First Impression is always the most important thing as its lasts for long. Looking, speaking and acting professionally help to make a terrific first impression.
No matter if you’re a current student or graduate or a high flying executive, a professionally written LinkedIn profile can help open up doors to opportunities and networks.
Be Found: Different companies are now using social networking such as LinkedIn when it comes to hiring or headhunting new talent. A good example is seen within the ultra-competitive credit card industry, where companies who often try to poach talented staff from their competition and the easiest place to find these people are via LinkedIn. Even if you’re not actively seeking a new job, just by having an account could change your career.
Network: The benefits of LinkedIn are almost endless with no downside to having a LinkedIn profile. Get involved in forums, join groups and meet like-minded individuals like yourself. Best of all LinkedIn is totally free. Job seeking is a tough business and applying for online jobs each and every day is a job in itself! From a job seeker’s perspective, LinkedIn is another tool that you can use to help get ahead when searching for a new job.
Don’t forget one important aspect. having an incomplete or unprofessional LinkedIn profile can actually have a detrimental effect and portray a negative impression of being lazy or having a lack of attention to detail. If you choose to create a LinkedIn profile (which I suggest) prepare it properly and utilize everything that LinkedIn has to offer.
It’s important to update your resume regularly, whether you’ve posted it on a company site or commercial job board. Today’s applicant tracking systems allow employers to search for the newest resumes or those posted within a certain job search window. The sad truth is, if you fail to update your resume often, many employers will simply skip it and move on to the next candidate. After each new project, update your resume while details are fresh in your mind, and it’s easy to explain what you accomplished or learned.
These days, faced with an avalanche of resumes, recruiters typically take their first pass at resumes that are no older than 6 weeks.
It’s important to keep you resume as fresh and current as possible.
Explore your passion, identify a new direction, and take action to create a career that leaves you energized and excited. Before you accept, be sure to carefully evaluate the strengths and weaknesses of this important decision. You should thoughtfully weigh such important factors as the job content, your supervisor, training, advancement prestige, salary, location, and benefits.
Periodically attend these events even when you are not necessarily looking for a job to see what opportunities are out there, and to gain a perspective on where you fit in the job marketplace.
Don’t be afraid to follow-up. After distributing your resume, it is perfectly acceptable and recommended that you follow-up with a phone call if the employer has not contacted you within a reasonable amount of time. Be sure your voice mail sounds professional. Your goal in this phone conversation is to convince them to schedule you for an interview.
Be aware of the lastest business news in your community or the city where you want to work. Read local business journals to find out who’s on top in your industry. Review the Business section of your local newspaper, as well. These resources will give you a sense of which employers are “hot” as well as often contact information to send your resume.

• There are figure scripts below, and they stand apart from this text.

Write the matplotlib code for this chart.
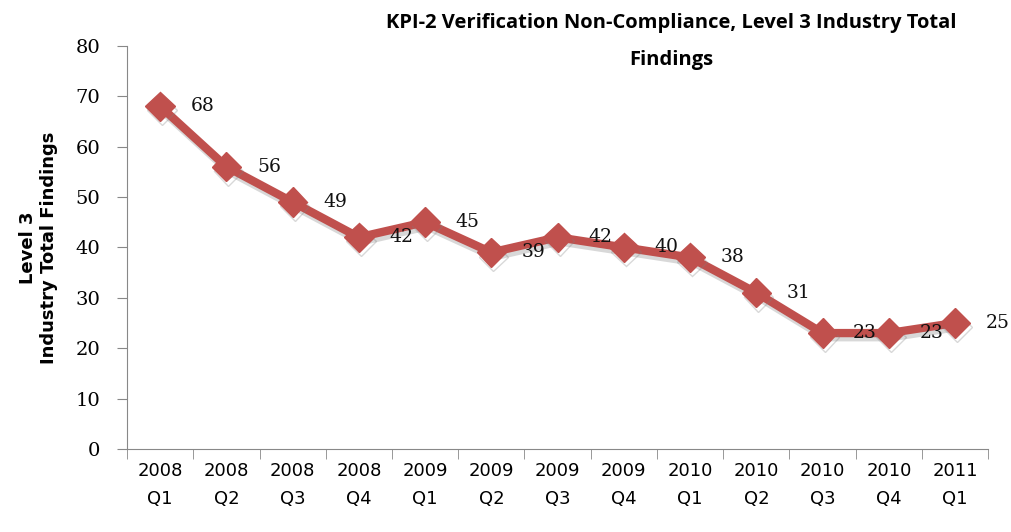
import numpy as np
import matplotlib.pyplot as plt
import matplotlib.patheffects as pe

# valeurs
quarters = ['2008\nQ1', '2008\nQ2', '2008\nQ3', '2008\nQ4', '2009\nQ1', '2009\nQ2', '2009\nQ3',
            '2009\nQ4', '2010\nQ1', '2010\nQ2', '2010\nQ3', '2010\nQ4', '2011\nQ1']
findings = [68, 56, 49, 42, 45, 39, 42, 40, 38, 31, 23, 23, 25]

red = '#C0504D'

fig = plt.figure(figsize=(10.12, 5.32), dpi=100)
ax = fig.add_axes([0.1255, 0.156, 0.851, 0.758])

x = np.arange(len(findings))
shadow = [pe.SimpleLineShadow(offset=(1.5, -3), shadow_color='gray', alpha=0.3), pe.Normal()]
ax.plot(x, findings, color=red, lw=6, marker='D', markersize=15,
        markeredgecolor=red, path_effects=shadow, solid_joinstyle='miter')

for xi, v in zip(x, findings):
    ax.annotate(str(v), (xi, v), xytext=(22, 0), textcoords='offset points',
                ha='left', va='center', fontsize=13.5, family='DejaVu Serif', color='#111111')

ax.set_xlim(-0.5, len(findings) - 0.5)
ax.set_ylim(0, 80)
ax.set_yticks(range(0, 81, 10))
ax.set_xticks(x)
ax.set_xticklabels(quarters, fontsize=13, linespacing=1.75)
ax.set_xticks(np.arange(-0.5, len(findings), 1), minor=True)
ax.tick_params(axis='x', which='major', length=0, pad=9)
ax.tick_params(axis='x', which='minor', length=7, color='#888888')
ax.tick_params(axis='y', length=7, color='#888888', pad=12)
for lab in ax.get_yticklabels():
    lab.set_family('DejaVu Serif')
    lab.set_fontsize(14)

ax.spines['top'].set_visible(False)
ax.spines['right'].set_visible(False)
ax.spines['left'].set_color('#888888')
ax.spines['bottom'].set_color('#888888')

ax.set_ylabel('Level 3\nIndustry Total Findings', fontsize=13, fontweight='bold', labelpad=13)

fig.text(0.663, 0.975, 'KPI-2 Verification Non-Compliance, Level 3 Industry Total\nFindings',
         ha='center', va='top', fontsize=14.5, fontweight='bold', family='Open Sans',
         linespacing=2.1)

plt.savefig('out.png', dpi=100)
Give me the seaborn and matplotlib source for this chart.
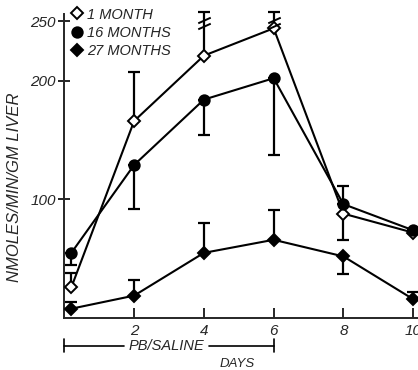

One of the most useful things is to keep track of everything you do. You should use a simple spreadsheet, like Excel. And you keep a track of everything you do. Such as all the information from any job sites that you join, the username and password you created, what type of job site is it - freelance or regular or specialty etc.
Try to send your thank-you note within 24-48 hours of your interview or meeting. The note may be handwritten on a small, professional, thank-you note card (if you have extremely neat handwriting and only a brief message to convey), word-processed, or emailed.
Write it until it’s right. Think, write, think some more, rewrite, proofread, get feedback and rewrite. These are your most important job search documents so spend some quality time making them persuasive marketing tools. Be sure your resume and cover letter are tailored to a specific person and job. Contact your references and inform them of your career plans.
Last, but not least, don’t give up. Job searching is never easy and it’s even harder when the job market is difficult. Keep plugging away at your job search and eventually, though it may take more time that you expected, the right position will come along.